■ WHAT IS ASKED
Records follow. Pull out every line that contains "matplotlib".
+ + + + + + +
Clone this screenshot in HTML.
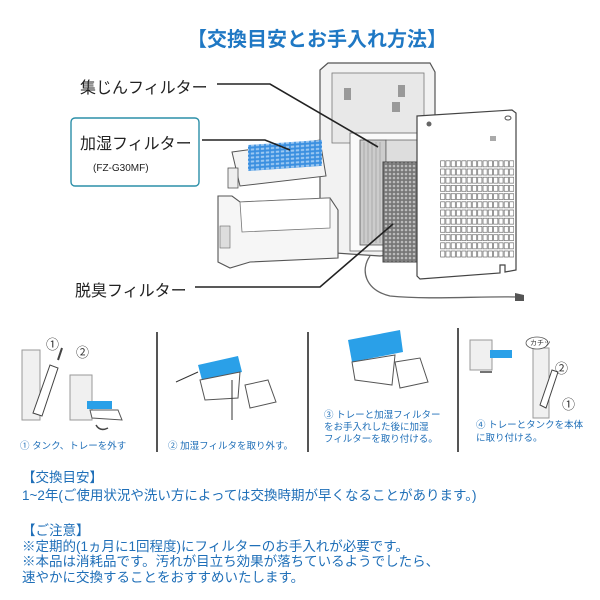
<!DOCTYPE html>
<html><head><meta charset="utf-8"><style>
html,body{margin:0;padding:0;background:#fff;}
body{width:600px;height:600px;position:relative;overflow:hidden;font-family:"Liberation Sans","Noto Sans CJK JP",sans-serif;}
.t{position:absolute;white-space:nowrap;}
.blue{color:#1f6fb8;}
</style></head><body>
<svg width="600" height="600" style="position:absolute;left:0;top:0" xmlns="http://www.w3.org/2000/svg">
<defs>
<pattern id="grid" x="440" y="160" width="5.3" height="8.2" patternUnits="userSpaceOnUse"><rect x="0.6" y="0.8" width="4.2" height="6" fill="#fff" stroke="#555" stroke-width="0.6"/></pattern>
<pattern id="hex" width="4" height="4" patternUnits="userSpaceOnUse"><rect width="4" height="4" fill="#777"/><circle cx="2" cy="2" r="1.3" fill="#bbb"/></pattern>
<pattern id="blu" width="5" height="4" patternUnits="userSpaceOnUse"><rect width="5" height="4" fill="#3a8fe0"/><rect x="0.8" y="0.8" width="3.4" height="2" fill="#9cc8f2"/></pattern>
</defs>
<path d="M320 70 L328 63 L430 63 L435 72 L435 250 L380 256 L320 252 Z" fill="#f2f2f2" stroke="#555" stroke-width="1.2"/>
<rect x="332" y="73" width="92" height="70" fill="#e8e8e8" stroke="#777" stroke-width="0.8"/>
<rect x="344" y="88" width="7" height="12" fill="#999"/><rect x="398" y="85" width="7" height="12" fill="#999"/>
<rect x="392" y="102" width="8" height="10" fill="#999"/>
<rect x="350" y="133" width="80" height="118" fill="#fafafa" stroke="#666" stroke-width="0.8"/>
<rect x="360" y="140" width="26" height="105" fill="#ccc" stroke="#555" stroke-width="0.8"/>
<g stroke="#888" stroke-width="0.5"><line x1="364" y1="142" x2="364" y2="243"/><line x1="368" y1="142" x2="368" y2="243"/><line x1="372" y1="142" x2="372" y2="243"/><line x1="376" y1="142" x2="376" y2="243"/><line x1="380" y1="142" x2="380" y2="243"/></g>
<rect x="386" y="140" width="32" height="30" fill="#ddd" stroke="#555" stroke-width="0.7"/>
<rect x="383" y="162" width="34" height="100" fill="url(#hex)" stroke="#444" stroke-width="1"/>
<path d="M417 116 L512 110 L516 113 L516 270 L505 272 L505 265 L500 265 L500 273 L420 279 L417 276 Z" fill="#fff" stroke="#444" stroke-width="1.2"/>
<rect x="440" y="160" width="74" height="98" fill="url(#grid)"/>
<circle cx="429" cy="124" r="2.5" fill="#666"/><ellipse cx="508" cy="118" rx="3" ry="2" fill="none" stroke="#555"/>
<rect x="490" y="136" width="6" height="5" fill="#aaa"/>
<path d="M370 256 C 360 270, 365 290, 390 296 C 430 300, 480 296, 518 297" fill="none" stroke="#666" stroke-width="1.3"/>
<path d="M515 293 L524 295 L524 301 L515 301 Z" fill="#555"/>
<path d="M232 152 L320 140 L326 176 L240 186 Z" fill="#f4f4f4" stroke="#555" stroke-width="1"/>
<rect x="248" y="145" width="74" height="26" fill="url(#blu)" transform="skewY(-4)" transform-origin="248 145"/>
<rect x="228" y="168" width="10" height="20" fill="#eee" stroke="#555" stroke-width="0.8"/>
<path d="M218 196 L232 196 L240 202 L330 198 L338 210 L338 258 L250 262 L230 268 L218 262 Z" fill="#f6f6f6" stroke="#555" stroke-width="1.1"/>
<path d="M240 202 L330 198 L330 228 L242 232 Z" fill="#fff" stroke="#777" stroke-width="0.8"/>
<rect x="220" y="226" width="10" height="22" fill="#ddd" stroke="#666" stroke-width="0.6"/>
<g fill="none" stroke="#222" stroke-width="1.6">
<polyline points="217,84 270,84 378,147"/>
<polyline points="202,140 265,140 290,150"/>
<polyline points="195,287 320,287 393,224"/>
</g>
<rect x="71" y="118" width="128" height="68" rx="4" fill="none" stroke="#2b8fa8" stroke-width="1.4"/>
<g stroke="#555" stroke-width="2"><line x1="157" y1="332" x2="157" y2="452"/><line x1="308" y1="332" x2="308" y2="452"/><line x1="458" y1="328" x2="458" y2="452"/></g>
<rect x="22" y="350" width="18" height="70" fill="#f0f0f0" stroke="#999"/>
<path d="M33 413 L50 365 L58 368 L42 416 Z" fill="#fff" stroke="#444"/>
<rect x="70" y="375" width="22" height="45" fill="#f0f0f0" stroke="#999"/>
<rect x="87" y="401" width="25" height="8" fill="#2aa0e8"/>
<path d="M90 410 L118 410 L122 420 L92 418 Z" fill="#fff" stroke="#555"/>
<path d="M58 360 L62 348" stroke="#444" stroke-width="2"/>
<path d="M96 425 Q100 432 108 428" stroke="#444" fill="none" stroke-width="1.5"/>
<path d="M198 365 L238 356 L242 372 L202 380 Z" fill="#2aa0e8"/>
<path d="M200 380 L240 372 L238 398 L205 400 Z" fill="#fff" stroke="#555"/>
<path d="M245 385 L268 380 L276 402 L250 408 Z" fill="#fff" stroke="#555"/>
<path d="M176 382 L198 372 M232 380 L232 420" stroke="#333" fill="none"/>
<path d="M348 340 L400 330 L403 352 L352 362 Z" fill="#2aa0e8"/>
<path d="M352 362 L395 355 L392 385 L355 380 Z" fill="#fff" stroke="#555"/>
<path d="M395 362 L420 358 L428 382 L400 388 Z" fill="#fff" stroke="#555"/>
<rect x="470" y="340" width="22" height="30" fill="#f0f0f0" stroke="#999"/>
<rect x="490" y="350" width="22" height="8" fill="#2aa0e8"/>
<path d="M492 372 L480 372" stroke="#444" stroke-width="1.5"/>
<rect x="533" y="348" width="16" height="70" fill="#f0f0f0" stroke="#999"/>
<path d="M540 405 L552 370 L558 372 L546 408 Z" fill="#fff" stroke="#444"/>
<ellipse cx="537" cy="343" rx="11" ry="6" fill="#fff" stroke="#555" stroke-width="0.8"/>
</svg>
<div class="t" style="left:187px;top:23px;font-size:20px;font-weight:bold;color:#1f78c4;">【交換目安とお手入れ方法】</div>
<div class="t" style="left:80px;top:74px;font-size:16px;color:#222;">集じんフィルター</div>
<div class="t" style="left:80px;top:130px;font-size:16px;color:#222;">加湿フィルター</div>
<div class="t" style="left:93px;top:163px;font-size:10px;color:#222;">(FZ-G30MF)</div>
<div class="t" style="left:75px;top:277px;font-size:16px;color:#222;">脱臭フィルター</div>
<div class="t" style="left:46px;top:334px;font-size:13px;color:#333;">①</div>
<div class="t" style="left:76px;top:342px;font-size:13px;color:#333;">②</div>
<div class="t" style="left:530px;top:338px;font-size:7px;color:#333;">カチッ</div>
<div class="t" style="left:555px;top:358px;font-size:13px;color:#333;">②</div>
<div class="t" style="left:562px;top:394px;font-size:13px;color:#333;">①</div>
<div class="t" style="left:20px;top:438px;font-size:9.5px;color:#1f6fb8;">① タンク、トレーを外す</div>
<div class="t" style="left:168px;top:438px;font-size:9.5px;color:#1f6fb8;">② 加湿フィルタを取り外す。</div>
<div class="t" style="left:324px;top:410px;font-size:9.5px;line-height:12px;color:#1f6fb8;">③ トレーと加湿フィルター<br>をお手入れした後に加湿<br>フィルターを取り付ける。</div>
<div class="t" style="left:476px;top:419px;font-size:9.5px;line-height:13px;color:#1f6fb8;">④ トレーとタンクを本体<br>に取り付ける。</div>
<div class="t blue" style="left:22px;top:469px;font-size:13.5px;line-height:18px;">【交換目安】<br>1~2年(ご使用状況や洗い方によっては交換時期が早くなることがあります。)</div>
<div class="t blue" style="left:22px;top:523px;font-size:13.5px;line-height:15.5px;">【ご注意】<br>※定期的(1ヵ月に1回程度)にフィルターのお手入れが必要です。<br>※本品は消耗品です。汚れが目立ち効果が落ちているようでしたら、<br>速やかに交換することをおすすめいたします。</div>
</body></html>
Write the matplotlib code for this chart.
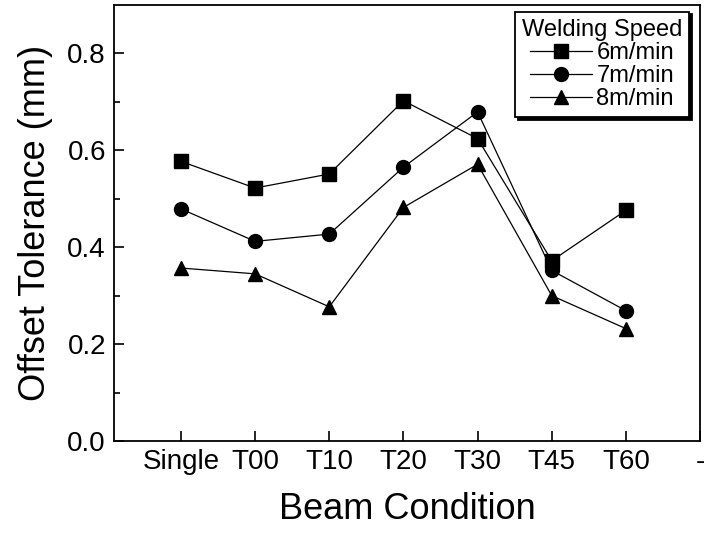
import matplotlib.pyplot as plt

plt.rcParams['font.family'] = ['Liberation Sans', 'DejaVu Sans']

# Beam conditions on the x axis (last tick is a plain dash, as in the original)
conditions = ['Single', 'T00', 'T10', 'T20', 'T30', 'T45', 'T60']
tick_labels = conditions + ['-']

# Offset tolerance (mm) per welding speed
speed_6 = [0.577, 0.522, 0.551, 0.702, 0.624, 0.372, 0.476]
speed_7 = [0.479, 0.412, 0.427, 0.565, 0.679, 0.352, 0.269]
speed_8 = [0.357, 0.345, 0.277, 0.482, 0.571, 0.300, 0.232]

series_labels = ['6m/min', '7m/min', '8m/min']
markers = ['s', 'o', '^']

fig = plt.figure(figsize=(7.05, 5.34), dpi=100)
ax = fig.add_axes([0.162, 0.174, 0.831, 0.817])

x = list(range(len(conditions)))
for vals, lab, mk in zip([speed_6, speed_7, speed_8], series_labels, markers):
    ax.plot(x, vals, color='black', lw=0.9, marker=mk, markersize=10,
            markerfacecolor='black', markeredgecolor='black', label=lab)

ax.set_xlim(-0.9, 7)
ax.set_ylim(0, 0.9)
ax.set_xticks(range(len(tick_labels)))
ax.set_xticklabels(tick_labels)
ax.set_yticks([0.0, 0.2, 0.4, 0.6, 0.8])
ax.set_yticks([0.1, 0.3, 0.5, 0.7], minor=True)
ax.tick_params(which='both', direction='in', labelsize=20, width=1.2)
ax.tick_params(which='major', length=7, pad=6)
ax.tick_params(which='minor', length=4)
for s in ax.spines.values():
    s.set_linewidth(1.3)

ax.set_xlabel('Beam Condition', fontsize=26, labelpad=12)
ax.set_ylabel('Offset Tolerance (mm)', fontsize=26, labelpad=10)

leg = ax.legend(title='Welding Speed', loc='upper right',
                bbox_to_anchor=(0.99, 0.995), fontsize=17, title_fontsize=17,
                handlelength=2.6, handletextpad=0.2, borderpad=0.3,
                borderaxespad=0.2, labelspacing=0.05, fancybox=False,
                framealpha=1, edgecolor='black',
                shadow={'color': 'black', 'alpha': 1})
leg.get_frame().set_linewidth(1.3)

plt.savefig('out.png', dpi=100)
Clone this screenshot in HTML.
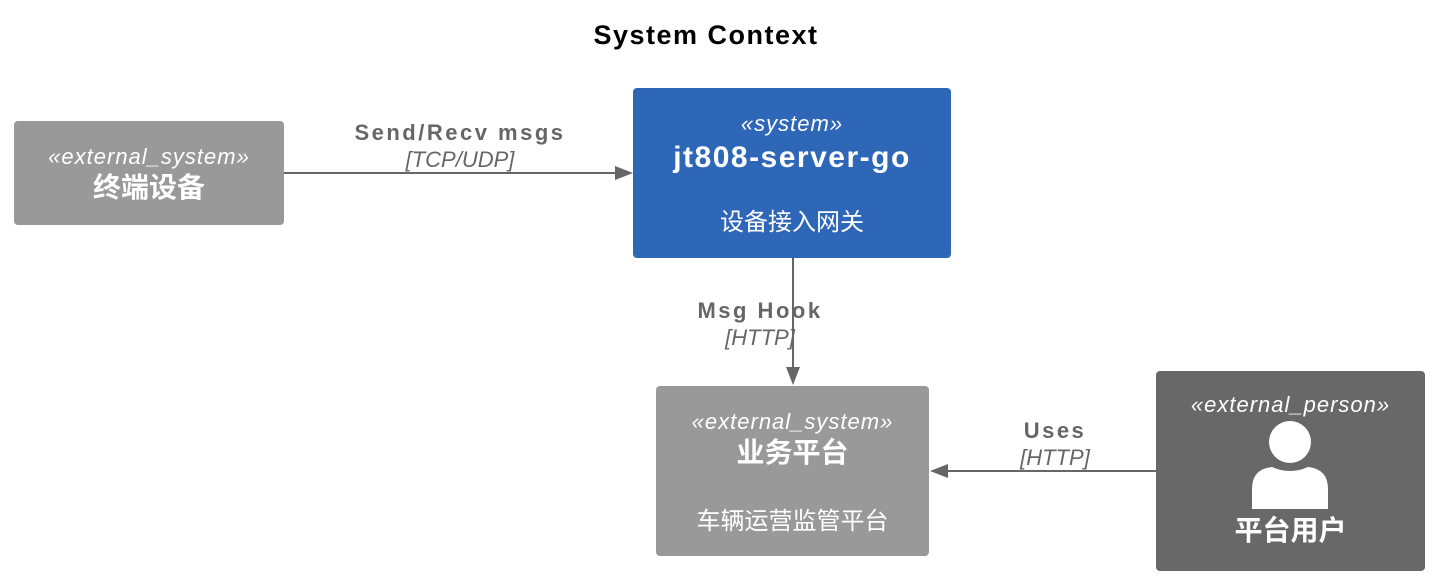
<!DOCTYPE html>
<html><head><meta charset="utf-8"><style>
body{margin:0;width:1438px;height:582px;background:#fff;position:relative;overflow:hidden;font-family:"Liberation Sans","Noto Sans CJK SC",sans-serif}
.b{position:absolute;border-radius:4px;color:#fff;text-align:center;box-sizing:border-box}
.st{font-style:italic;font-size:22px;letter-spacing:1px;line-height:26px}
.nm{font-weight:bold;font-size:28px;line-height:34px}
.d{font-size:24px;line-height:30px}
.t{position:absolute;text-align:center;color:#666;font-size:22px;line-height:27px}
.lb{font-weight:bold;letter-spacing:2.5px}
.it{font-style:italic}
</style></head><body>
<div class="t" style="left:0;width:1412px;top:22px;color:#000;font-weight:bold;font-size:27px;letter-spacing:1.5px">System Context</div>
<svg width="1438" height="582" style="position:absolute;left:0;top:0">
<g stroke="#666" stroke-width="2" fill="#666">
<line x1="284" y1="173" x2="620" y2="173"/><polygon points="633,173 615,166 615,180" stroke="none"/>
<line x1="793" y1="258" x2="793" y2="372"/><polygon points="793,385 786,367 800,367" stroke="none"/>
<line x1="1156" y1="471" x2="944" y2="471"/><polygon points="930,471 948,464 948,478" stroke="none"/>
</g></svg>
<div class="b" style="left:14px;top:121px;width:270px;height:104px;background:#999;padding-top:23px"><div class="st">«external_system»</div><div class="nm" style="margin-top:1px">终端设备</div></div>
<div class="b" style="left:633px;top:88px;width:318px;height:170px;background:#2f67b8;padding-top:23px"><div class="st">«system»</div><div class="nm" style="font-size:30px;letter-spacing:1.5px;margin-top:4px">jt808-server-go</div><div class="d" style="margin-top:33px">设备接入网关</div></div>
<div class="b" style="left:656px;top:386px;width:273px;height:170px;background:#999;padding-top:23px"><div class="st">«external_system»</div><div class="nm" style="margin-top:1px">业务平台</div><div class="d" style="margin-top:37px">车辆运营监管平台</div></div>
<div class="b" style="left:1156px;top:371px;width:269px;height:200px;background:#686868;padding-top:21px"><div class="st">«external_person»</div>
<svg width="80" height="90" style="position:absolute;left:94px;top:50px"><circle cx="40" cy="21" r="21" fill="#fff"/><path d="M2 88 L2 68 Q2 48 22 46 Q40 54 58 46 Q78 48 78 68 L78 88 Z" fill="#fff"/></svg>
<div class="nm" style="position:absolute;left:0;right:0;top:143px">平台用户</div></div>
<div class="t" style="left:320px;width:280px;top:119px"><div class="lb">Send/Recv msgs</div><div class="it">[TCP/UDP]</div></div>
<div class="t" style="left:660px;width:200px;top:297px"><div class="lb">Msg Hook</div><div class="it">[HTTP]</div></div>
<div class="t" style="left:975px;width:160px;top:417px"><div class="lb">Uses</div><div class="it">[HTTP]</div></div>
</body></html>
+ + + + + + +
■ FULL OUTPUT
Write the matplotlib code for this chart.
import matplotlib.pyplot as plt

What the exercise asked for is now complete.